The only concrete-ish promise Gianopulos makes here is to announce a female-directed project in the next year and a half. Though he says the company is likely to do that across multiple divisions, it is, again, a low bar to clear. On the other hand, the vagueness of the announcement suggests an all-encompassing view of inclusiveness - mentioning vendors and shooting locations, for example, suggests that international productions could be more numerous under Paramount than before.

The hilarious thing about Paramount moving in this direction - hilarious because it's guaranteed to have silly people decrying its "political correctness" - is that its social-responsibility angle probably comes as a secondary bonus to the business sense of increasing representation. International audiences now make up more of major movies' box office than American audiences do, and recent blockbusters led by women and/or minorities have shown that - surprise, surprise - there's money to be made from those audiences. Plus, it goes without saying that in a connected and socially-aware world, the PR value of being inclusive is pretty damn high. These realisations make up one rare way in which raw capitalism actually has a positive effect.

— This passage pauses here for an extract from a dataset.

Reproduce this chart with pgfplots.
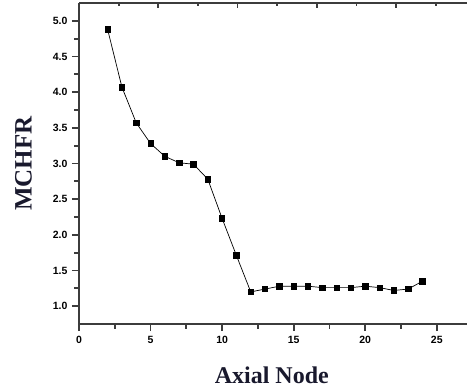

Hopefully for Paramount, this move will help turn around what in recent years has been a flagging business, by a major studio standard. The only two Paramount films that cracked last year's Top 20 were latest Mission: Impossible - Fallout and Bumblebee, the latter of which only just squeaked in at #19. In 2017, only one Paramount film - Transformers: The Last Knight - made the top 20, and in 2016, its highest-grossing film was Star Trek Beyond, at #26. All of these were surrounded by a huge number of box office disappointments, even if some of them were critically well-received, as well as multiple films dumped on Netflix at the last minute. It's telling that its upcoming slate is largely dominated by established brands. Hopefully, greater international box office will help prop the company up, so it, too, isn't absorbed by Disney.

That's all a very long-winded way of saying that this is good news - even if it's good news that takes a number of years to have an effect.